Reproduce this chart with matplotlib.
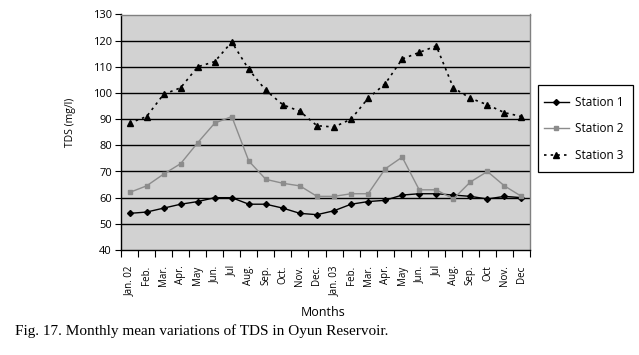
import matplotlib
matplotlib.use("Agg")
import matplotlib.pyplot as plt
from matplotlib.patches import Rectangle
import numpy as np

months = ["Jan. 02", "Feb.", "Mar.", "Apr.", "May", "Jun.", "Jul", "Aug.", "Sep.", "Oct.", "Nov.", "Dec.",
          "Jan. 03", "Feb.", "Mar.", "Apr.", "May", "Jun.", "Jul", "Aug.", "Sep.", "Oct", "Nov.", "Dec"]
station1 = [54, 54.5, 56, 57.5, 58.5, 60, 60, 57.5, 57.5, 56, 54, 53.5,
            55, 57.5, 58.5, 59, 61, 61.5, 61.5, 61, 60.5, 59.5, 60.5, 60]
station2 = [62, 64.5, 69, 73, 81, 88.5, 91, 74, 67, 65.5, 64.5, 60.5,
            60.5, 61.5, 61.5, 71, 75.5, 63, 63, 59.5, 66, 70, 64.5, 60.5]
station3 = [88.5, 91, 99.5, 102, 110, 112, 119.5, 109, 101, 95.5, 93, 87.5,
            87, 90, 98, 103.5, 113, 115.5, 118, 102, 98, 95.5, 92.5, 91]
yticks = list(range(40, 131, 10))

W, H = 639, 355
fig = plt.figure(figsize=(W / 100, H / 100), dpi=100)
sans = "Open Sans"
ax = fig.add_axes([121 / W, 1 - 250 / H, (530 - 121) / W, (250 - 14.5) / H])
ax.set_facecolor("#d2d2d2")

x = np.arange(len(months))
ax.plot(x, station1, color="black", lw=1.0, marker="D", ms=3, label="Station 1")
ax.plot(x, station2, color="#8c8c8c", lw=1.0, marker="s", ms=3.5, label="Station 2")
ax.plot(x, station3, color="black", lw=1.2, ls=(0, (1.5, 2.5)), marker="^", ms=4, label="Station 3")

ax.set_xlim(-0.5, len(months) - 0.5)
ax.set_ylim(40, 130)
ax.set_yticks(yticks)
ax.set_yticklabels([str(v) for v in yticks], fontsize=8, family=sans)
for v in yticks[1:-1]:
    ax.axhline(v, color="black", lw=1.0, zorder=0.5)

ax.set_xticks(x)
ax.set_xticklabels(months, rotation=90, fontsize=7, family=sans)
ax.set_xticks(np.arange(-0.5, len(months)), minor=True)
ax.tick_params(axis="x", which="major", length=0, pad=11)
ax.tick_params(axis="x", which="minor", length=5, width=0.8)
ax.tick_params(axis="y", length=4.5, width=0.8, pad=2)

for s in ["left", "bottom"]:
    ax.spines[s].set_color("black")
    ax.spines[s].set_linewidth(1.0)
for s in ["top", "right"]:
    ax.spines[s].set_color("#808080")
    ax.spines[s].set_linewidth(1.0)

fig.text(70 / W, 1 - 122 / H, "TDS (mg/l)", rotation=90, ha="center", va="center", fontsize=7.5, family=sans)
fig.text(323 / W, 1 - 313 / H, "Months", ha="center", va="center", fontsize=9, family=sans)
fig.text(15 / W, 1 - 331 / H, "Fig. 17. Monthly mean variations of TDS in Oyun Reservoir.",
         ha="left", va="center", fontsize=11, family="Liberation Serif")

fig.patches.append(Rectangle((538 / W, 1 - 172 / H), (633 - 538) / W, (172 - 85) / H,
                             transform=fig.transFigure, fill=False, edgecolor="black", lw=0.9))
leg = fig.legend(loc="center left", bbox_to_anchor=(538 / W, 1 - 129 / H), bbox_transform=fig.transFigure,
                 frameon=False, prop={"family": sans, "size": 8.5},
                 handlelength=2.1, handletextpad=0.5, labelspacing=1.15, borderpad=0.0)

fig.savefig("out.png", dpi=100)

◆ Exercise requirements
Reproduce the material above from its first line through the line containing "import numpy as np", both ends included, and skip every picture.

◆ Solution for this task
Reproduce this chart with matplotlib.
import matplotlib
matplotlib.use("Agg")
import matplotlib.pyplot as plt
from matplotlib.patches import Rectangle
import numpy as np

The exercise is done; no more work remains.